Using the material below, work out how many lines contain the word "file". Reply with the number and nothing more.

SOURCE MATERIAL:
══════════
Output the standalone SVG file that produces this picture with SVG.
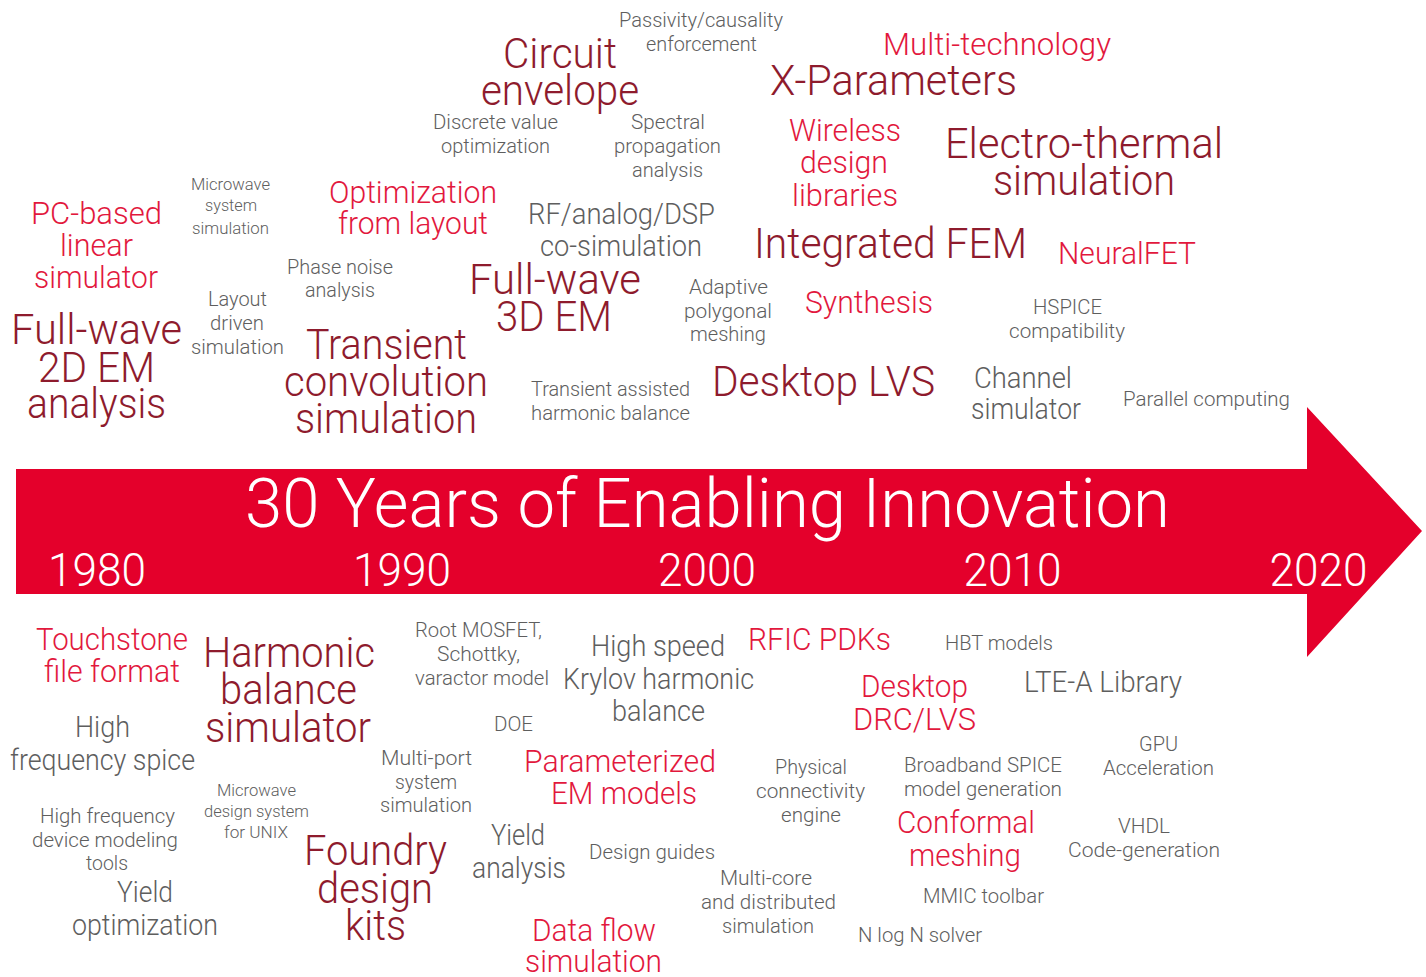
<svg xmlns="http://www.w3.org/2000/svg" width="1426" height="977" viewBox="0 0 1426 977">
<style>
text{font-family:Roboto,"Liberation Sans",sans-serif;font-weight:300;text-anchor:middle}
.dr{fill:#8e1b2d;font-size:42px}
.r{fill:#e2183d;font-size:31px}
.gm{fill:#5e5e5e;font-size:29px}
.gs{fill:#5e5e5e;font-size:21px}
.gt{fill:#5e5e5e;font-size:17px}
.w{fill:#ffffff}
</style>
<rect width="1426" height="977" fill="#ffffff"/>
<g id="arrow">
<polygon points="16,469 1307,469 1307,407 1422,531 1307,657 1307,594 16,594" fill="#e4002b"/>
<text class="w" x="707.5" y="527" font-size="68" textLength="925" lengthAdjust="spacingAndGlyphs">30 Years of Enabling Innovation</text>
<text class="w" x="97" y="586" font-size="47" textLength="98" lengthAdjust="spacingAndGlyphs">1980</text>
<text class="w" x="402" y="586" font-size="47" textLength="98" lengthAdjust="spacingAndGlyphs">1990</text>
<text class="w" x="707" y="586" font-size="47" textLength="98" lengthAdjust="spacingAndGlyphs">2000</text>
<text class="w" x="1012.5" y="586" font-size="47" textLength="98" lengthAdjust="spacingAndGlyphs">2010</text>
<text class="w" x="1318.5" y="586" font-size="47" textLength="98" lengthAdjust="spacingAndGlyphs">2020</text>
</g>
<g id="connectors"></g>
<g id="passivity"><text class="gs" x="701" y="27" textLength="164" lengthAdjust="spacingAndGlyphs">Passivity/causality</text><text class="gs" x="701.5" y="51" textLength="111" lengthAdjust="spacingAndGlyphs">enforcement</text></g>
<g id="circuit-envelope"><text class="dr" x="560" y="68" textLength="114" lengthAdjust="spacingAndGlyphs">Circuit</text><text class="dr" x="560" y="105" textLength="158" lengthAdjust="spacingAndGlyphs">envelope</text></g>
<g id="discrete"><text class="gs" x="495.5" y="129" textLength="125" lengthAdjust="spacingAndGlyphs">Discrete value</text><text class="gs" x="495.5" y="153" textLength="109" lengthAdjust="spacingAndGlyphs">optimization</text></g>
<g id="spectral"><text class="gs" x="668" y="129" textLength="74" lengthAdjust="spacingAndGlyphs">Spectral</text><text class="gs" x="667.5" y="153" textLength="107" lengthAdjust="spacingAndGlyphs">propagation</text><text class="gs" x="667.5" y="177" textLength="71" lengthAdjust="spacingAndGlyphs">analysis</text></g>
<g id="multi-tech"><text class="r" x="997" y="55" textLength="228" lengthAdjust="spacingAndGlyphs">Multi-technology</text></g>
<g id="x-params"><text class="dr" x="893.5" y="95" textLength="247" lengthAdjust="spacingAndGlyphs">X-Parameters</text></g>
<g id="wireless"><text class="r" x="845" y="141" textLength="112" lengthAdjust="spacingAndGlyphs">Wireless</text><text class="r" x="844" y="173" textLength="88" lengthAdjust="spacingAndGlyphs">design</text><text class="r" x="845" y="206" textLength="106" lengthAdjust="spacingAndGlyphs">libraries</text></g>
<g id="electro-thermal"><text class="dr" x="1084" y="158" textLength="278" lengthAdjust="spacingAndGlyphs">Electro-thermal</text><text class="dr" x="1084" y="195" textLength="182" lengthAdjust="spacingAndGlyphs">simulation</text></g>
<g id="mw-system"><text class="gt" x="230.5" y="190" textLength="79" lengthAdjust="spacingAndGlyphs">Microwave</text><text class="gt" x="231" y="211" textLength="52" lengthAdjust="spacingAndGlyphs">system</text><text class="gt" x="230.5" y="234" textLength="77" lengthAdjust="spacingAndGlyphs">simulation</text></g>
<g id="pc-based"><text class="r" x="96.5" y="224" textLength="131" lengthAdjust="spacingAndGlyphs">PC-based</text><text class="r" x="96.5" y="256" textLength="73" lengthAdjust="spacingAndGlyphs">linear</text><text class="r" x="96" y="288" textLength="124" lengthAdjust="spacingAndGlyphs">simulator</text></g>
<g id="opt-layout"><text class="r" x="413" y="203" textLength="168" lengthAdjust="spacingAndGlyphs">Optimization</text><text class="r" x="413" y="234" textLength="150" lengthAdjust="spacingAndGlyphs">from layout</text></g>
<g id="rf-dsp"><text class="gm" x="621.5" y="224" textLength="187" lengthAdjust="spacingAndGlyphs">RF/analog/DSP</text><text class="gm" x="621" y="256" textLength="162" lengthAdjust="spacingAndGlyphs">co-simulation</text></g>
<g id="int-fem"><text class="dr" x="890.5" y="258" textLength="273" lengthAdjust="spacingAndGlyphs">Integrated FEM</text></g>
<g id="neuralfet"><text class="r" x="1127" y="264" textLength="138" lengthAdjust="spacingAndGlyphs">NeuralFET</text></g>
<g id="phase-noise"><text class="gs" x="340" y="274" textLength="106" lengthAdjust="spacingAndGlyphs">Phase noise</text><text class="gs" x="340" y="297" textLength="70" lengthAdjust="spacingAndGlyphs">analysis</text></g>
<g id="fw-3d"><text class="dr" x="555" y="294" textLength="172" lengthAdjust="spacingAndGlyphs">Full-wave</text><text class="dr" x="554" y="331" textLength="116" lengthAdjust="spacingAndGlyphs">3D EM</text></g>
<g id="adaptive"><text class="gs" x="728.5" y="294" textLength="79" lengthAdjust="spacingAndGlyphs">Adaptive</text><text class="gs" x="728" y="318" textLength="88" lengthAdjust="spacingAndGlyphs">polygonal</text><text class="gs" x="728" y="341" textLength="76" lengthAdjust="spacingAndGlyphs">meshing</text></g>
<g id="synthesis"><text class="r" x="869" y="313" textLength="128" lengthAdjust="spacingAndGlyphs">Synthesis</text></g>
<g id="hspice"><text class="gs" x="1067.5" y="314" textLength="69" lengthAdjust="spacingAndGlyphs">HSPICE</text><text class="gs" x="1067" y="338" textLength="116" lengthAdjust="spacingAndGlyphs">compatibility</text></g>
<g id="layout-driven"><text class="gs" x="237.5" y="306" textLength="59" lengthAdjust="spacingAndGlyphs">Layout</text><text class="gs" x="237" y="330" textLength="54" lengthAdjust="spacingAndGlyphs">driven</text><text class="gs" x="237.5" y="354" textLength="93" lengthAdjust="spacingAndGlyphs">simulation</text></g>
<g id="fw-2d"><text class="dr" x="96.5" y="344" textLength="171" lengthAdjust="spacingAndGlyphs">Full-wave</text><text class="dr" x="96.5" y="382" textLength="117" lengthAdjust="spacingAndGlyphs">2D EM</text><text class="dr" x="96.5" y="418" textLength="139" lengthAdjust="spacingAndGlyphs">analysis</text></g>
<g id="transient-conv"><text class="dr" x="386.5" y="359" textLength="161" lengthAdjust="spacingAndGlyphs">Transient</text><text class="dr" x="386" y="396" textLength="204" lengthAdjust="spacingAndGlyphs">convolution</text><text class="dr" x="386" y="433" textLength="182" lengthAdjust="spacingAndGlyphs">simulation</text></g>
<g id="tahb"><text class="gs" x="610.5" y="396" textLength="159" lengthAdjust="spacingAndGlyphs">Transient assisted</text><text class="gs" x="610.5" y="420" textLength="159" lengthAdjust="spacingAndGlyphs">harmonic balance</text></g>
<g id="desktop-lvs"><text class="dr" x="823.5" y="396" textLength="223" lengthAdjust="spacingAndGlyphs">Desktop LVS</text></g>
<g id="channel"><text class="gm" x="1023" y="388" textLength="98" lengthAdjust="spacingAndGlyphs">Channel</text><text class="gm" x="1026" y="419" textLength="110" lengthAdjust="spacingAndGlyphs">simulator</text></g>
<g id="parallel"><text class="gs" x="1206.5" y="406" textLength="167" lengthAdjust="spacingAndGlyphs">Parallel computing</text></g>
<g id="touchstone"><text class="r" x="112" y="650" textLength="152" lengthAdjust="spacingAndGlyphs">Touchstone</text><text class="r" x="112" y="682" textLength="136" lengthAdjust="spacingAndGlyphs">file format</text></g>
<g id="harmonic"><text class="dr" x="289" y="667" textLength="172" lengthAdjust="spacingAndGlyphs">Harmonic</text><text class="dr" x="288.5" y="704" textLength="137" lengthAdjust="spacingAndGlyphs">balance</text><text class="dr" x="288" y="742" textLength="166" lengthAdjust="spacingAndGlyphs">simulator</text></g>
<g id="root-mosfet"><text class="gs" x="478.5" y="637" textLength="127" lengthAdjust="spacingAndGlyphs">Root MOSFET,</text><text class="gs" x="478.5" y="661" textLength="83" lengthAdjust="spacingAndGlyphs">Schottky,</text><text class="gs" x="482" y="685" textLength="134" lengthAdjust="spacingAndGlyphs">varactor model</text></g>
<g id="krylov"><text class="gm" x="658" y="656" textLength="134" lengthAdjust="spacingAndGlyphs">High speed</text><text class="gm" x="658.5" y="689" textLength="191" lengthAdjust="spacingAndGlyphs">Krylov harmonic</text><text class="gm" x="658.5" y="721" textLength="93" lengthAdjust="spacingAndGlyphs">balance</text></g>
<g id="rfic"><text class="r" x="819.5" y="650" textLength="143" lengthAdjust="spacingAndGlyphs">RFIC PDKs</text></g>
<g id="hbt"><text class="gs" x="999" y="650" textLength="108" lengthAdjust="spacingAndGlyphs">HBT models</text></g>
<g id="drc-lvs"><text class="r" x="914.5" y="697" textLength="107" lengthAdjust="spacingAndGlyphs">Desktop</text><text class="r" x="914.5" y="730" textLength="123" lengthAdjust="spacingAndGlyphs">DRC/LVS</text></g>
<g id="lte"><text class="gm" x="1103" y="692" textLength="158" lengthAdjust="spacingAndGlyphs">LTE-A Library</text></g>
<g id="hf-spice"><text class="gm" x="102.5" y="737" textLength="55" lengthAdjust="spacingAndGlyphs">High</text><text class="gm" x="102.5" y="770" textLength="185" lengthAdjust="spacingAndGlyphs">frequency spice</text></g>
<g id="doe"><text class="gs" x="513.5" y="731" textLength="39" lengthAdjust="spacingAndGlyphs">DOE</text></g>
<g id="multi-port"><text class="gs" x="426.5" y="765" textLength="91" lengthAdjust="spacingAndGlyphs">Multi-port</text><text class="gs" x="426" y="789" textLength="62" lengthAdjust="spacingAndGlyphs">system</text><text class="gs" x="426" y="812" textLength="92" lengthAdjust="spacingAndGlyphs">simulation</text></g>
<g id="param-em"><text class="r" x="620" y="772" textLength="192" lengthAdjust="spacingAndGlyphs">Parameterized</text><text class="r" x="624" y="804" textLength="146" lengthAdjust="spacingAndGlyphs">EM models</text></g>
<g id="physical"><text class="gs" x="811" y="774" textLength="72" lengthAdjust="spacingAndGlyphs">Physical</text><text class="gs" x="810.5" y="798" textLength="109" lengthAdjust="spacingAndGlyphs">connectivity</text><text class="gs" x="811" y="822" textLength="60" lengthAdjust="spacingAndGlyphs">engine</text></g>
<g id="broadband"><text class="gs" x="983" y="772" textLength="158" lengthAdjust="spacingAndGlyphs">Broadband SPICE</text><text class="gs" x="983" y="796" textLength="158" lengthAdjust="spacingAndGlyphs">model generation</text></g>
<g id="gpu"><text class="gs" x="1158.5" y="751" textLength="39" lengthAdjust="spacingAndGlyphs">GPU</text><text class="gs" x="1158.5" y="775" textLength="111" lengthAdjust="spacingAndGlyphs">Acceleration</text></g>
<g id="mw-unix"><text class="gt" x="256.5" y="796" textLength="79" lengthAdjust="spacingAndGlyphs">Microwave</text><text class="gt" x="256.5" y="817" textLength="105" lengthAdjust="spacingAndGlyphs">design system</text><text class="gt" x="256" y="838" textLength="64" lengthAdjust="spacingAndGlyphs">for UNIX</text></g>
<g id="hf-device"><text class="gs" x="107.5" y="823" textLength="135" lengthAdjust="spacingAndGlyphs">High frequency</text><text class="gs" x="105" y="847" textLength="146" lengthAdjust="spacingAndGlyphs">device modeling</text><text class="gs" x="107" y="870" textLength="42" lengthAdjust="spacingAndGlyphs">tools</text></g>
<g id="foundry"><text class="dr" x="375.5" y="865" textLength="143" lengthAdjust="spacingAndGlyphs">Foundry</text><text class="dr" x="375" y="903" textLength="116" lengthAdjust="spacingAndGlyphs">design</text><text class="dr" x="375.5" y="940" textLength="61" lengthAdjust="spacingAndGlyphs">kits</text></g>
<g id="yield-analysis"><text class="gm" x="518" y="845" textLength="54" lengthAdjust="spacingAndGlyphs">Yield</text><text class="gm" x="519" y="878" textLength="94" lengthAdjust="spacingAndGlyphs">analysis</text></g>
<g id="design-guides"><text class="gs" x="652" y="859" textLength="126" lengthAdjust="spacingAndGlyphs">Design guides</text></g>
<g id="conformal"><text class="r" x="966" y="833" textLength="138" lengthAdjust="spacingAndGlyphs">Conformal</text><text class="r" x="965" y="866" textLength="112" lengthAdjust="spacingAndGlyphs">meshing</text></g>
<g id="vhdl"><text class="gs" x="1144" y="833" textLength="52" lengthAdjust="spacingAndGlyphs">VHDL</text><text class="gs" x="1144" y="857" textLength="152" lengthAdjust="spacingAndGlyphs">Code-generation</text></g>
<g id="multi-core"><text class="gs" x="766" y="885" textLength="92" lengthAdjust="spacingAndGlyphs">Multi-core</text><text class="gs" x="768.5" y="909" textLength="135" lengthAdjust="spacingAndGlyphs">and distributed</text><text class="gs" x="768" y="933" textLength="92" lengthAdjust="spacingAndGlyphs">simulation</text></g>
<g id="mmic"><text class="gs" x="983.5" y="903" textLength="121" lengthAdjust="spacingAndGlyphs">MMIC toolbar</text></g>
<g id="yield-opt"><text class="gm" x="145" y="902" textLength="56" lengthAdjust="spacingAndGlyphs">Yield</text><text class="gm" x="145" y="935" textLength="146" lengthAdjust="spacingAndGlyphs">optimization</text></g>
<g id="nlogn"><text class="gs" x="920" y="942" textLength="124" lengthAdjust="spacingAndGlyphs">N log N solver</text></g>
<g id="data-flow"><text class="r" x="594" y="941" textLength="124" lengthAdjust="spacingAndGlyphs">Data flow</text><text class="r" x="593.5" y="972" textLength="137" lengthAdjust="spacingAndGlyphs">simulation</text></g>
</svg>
══════════
EXERCISE RESULT:
2